## WORK REQUIRED
Quote the records below in full, exactly as given, with the images taken out.

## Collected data
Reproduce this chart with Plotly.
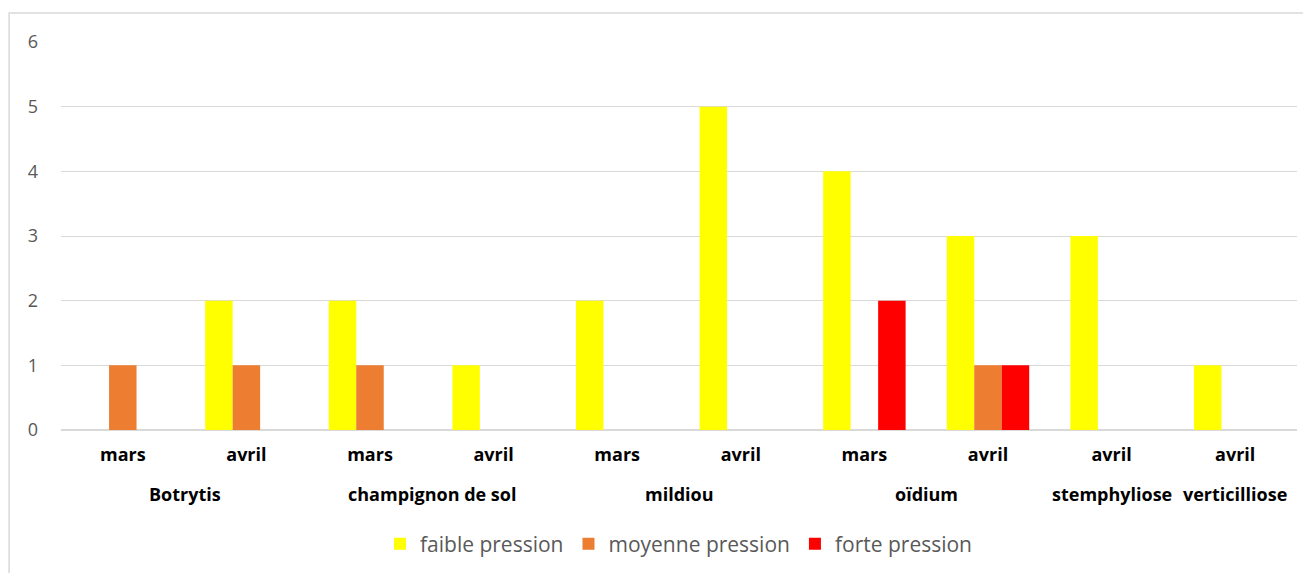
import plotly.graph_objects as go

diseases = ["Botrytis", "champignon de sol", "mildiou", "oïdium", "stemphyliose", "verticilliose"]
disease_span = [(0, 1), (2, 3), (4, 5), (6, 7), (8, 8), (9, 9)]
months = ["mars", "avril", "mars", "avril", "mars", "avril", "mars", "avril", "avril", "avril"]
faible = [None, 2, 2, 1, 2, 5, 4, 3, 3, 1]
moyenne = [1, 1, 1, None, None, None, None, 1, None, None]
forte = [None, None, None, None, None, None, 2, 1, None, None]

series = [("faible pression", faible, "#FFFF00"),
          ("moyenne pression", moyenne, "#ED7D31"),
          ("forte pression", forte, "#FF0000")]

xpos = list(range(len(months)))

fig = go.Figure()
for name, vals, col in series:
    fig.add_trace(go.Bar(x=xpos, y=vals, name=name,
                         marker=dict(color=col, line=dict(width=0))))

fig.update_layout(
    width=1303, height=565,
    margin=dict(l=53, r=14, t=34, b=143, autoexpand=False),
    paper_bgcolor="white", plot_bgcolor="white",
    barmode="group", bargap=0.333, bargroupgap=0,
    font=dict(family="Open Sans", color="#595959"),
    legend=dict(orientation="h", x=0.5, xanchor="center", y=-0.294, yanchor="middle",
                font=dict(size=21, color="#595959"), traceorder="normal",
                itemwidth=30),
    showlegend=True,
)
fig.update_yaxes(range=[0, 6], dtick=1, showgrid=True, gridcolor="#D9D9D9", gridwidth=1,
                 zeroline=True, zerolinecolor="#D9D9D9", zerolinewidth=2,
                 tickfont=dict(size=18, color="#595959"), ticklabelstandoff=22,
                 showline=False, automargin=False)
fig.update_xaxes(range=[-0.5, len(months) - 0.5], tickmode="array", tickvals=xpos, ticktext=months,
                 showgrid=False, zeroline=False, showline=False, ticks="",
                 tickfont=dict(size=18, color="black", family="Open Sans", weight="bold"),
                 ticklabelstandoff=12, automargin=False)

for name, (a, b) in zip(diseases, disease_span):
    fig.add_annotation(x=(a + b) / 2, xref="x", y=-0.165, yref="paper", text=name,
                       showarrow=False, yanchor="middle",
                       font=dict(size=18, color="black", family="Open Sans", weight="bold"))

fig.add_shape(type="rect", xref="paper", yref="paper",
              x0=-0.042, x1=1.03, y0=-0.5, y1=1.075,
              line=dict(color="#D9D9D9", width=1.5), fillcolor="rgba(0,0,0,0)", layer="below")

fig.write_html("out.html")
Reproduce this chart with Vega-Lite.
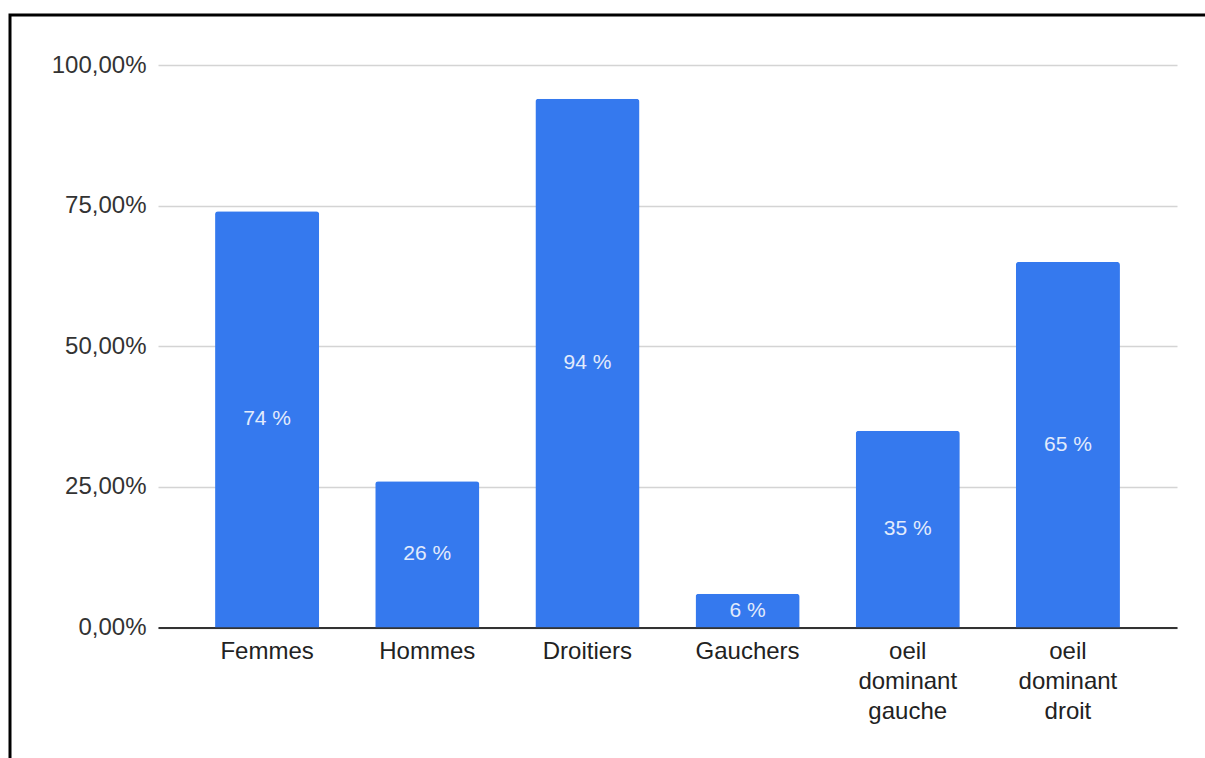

## WRITTEN ANSWER
Reproduce this chart with Plotly.
import plotly.graph_objects as go

diseases = ["Botrytis", "champignon de sol", "mildiou", "oïdium", "stemphyliose", "verticilliose"]
disease_span = [(0, 1), (2, 3), (4, 5), (6, 7), (8, 8), (9, 9)]
months = ["mars", "avril", "mars", "avril", "mars", "avril", "mars", "avril", "avril", "avril"]
faible = [None, 2, 2, 1, 2, 5, 4, 3, 3, 1]
moyenne = [1, 1, 1, None, None, None, None, 1, None, None]
forte = [None, None, None, None, None, None, 2, 1, None, None]

series = [("faible pression", faible, "#FFFF00"),
          ("moyenne pression", moyenne, "#ED7D31"),
          ("forte pression", forte, "#FF0000")]

xpos = list(range(len(months)))

fig = go.Figure()
for name, vals, col in series:
    fig.add_trace(go.Bar(x=xpos, y=vals, name=name,
                         marker=dict(color=col, line=dict(width=0))))

fig.update_layout(
    width=1303, height=565,
    margin=dict(l=53, r=14, t=34, b=143, autoexpand=False),
    paper_bgcolor="white", plot_bgcolor="white",
    barmode="group", bargap=0.333, bargroupgap=0,
    font=dict(family="Open Sans", color="#595959"),
    legend=dict(orientation="h", x=0.5, xanchor="center", y=-0.294, yanchor="middle",
                font=dict(size=21, color="#595959"), traceorder="normal",
                itemwidth=30),
    showlegend=True,
)
fig.update_yaxes(range=[0, 6], dtick=1, showgrid=True, gridcolor="#D9D9D9", gridwidth=1,
                 zeroline=True, zerolinecolor="#D9D9D9", zerolinewidth=2,
                 tickfont=dict(size=18, color="#595959"), ticklabelstandoff=22,
                 showline=False, automargin=False)
fig.update_xaxes(range=[-0.5, len(months) - 0.5], tickmode="array", tickvals=xpos, ticktext=months,
                 showgrid=False, zeroline=False, showline=False, ticks="",
                 tickfont=dict(size=18, color="black", family="Open Sans", weight="bold"),
                 ticklabelstandoff=12, automargin=False)

for name, (a, b) in zip(diseases, disease_span):
    fig.add_annotation(x=(a + b) / 2, xref="x", y=-0.165, yref="paper", text=name,
                       showarrow=False, yanchor="middle",
                       font=dict(size=18, color="black", family="Open Sans", weight="bold"))

fig.add_shape(type="rect", xref="paper", yref="paper",
              x0=-0.042, x1=1.03, y0=-0.5, y1=1.075,
              line=dict(color="#D9D9D9", width=1.5), fillcolor="rgba(0,0,0,0)", layer="below")

fig.write_html("out.html")
Reproduce this chart with Vega-Lite.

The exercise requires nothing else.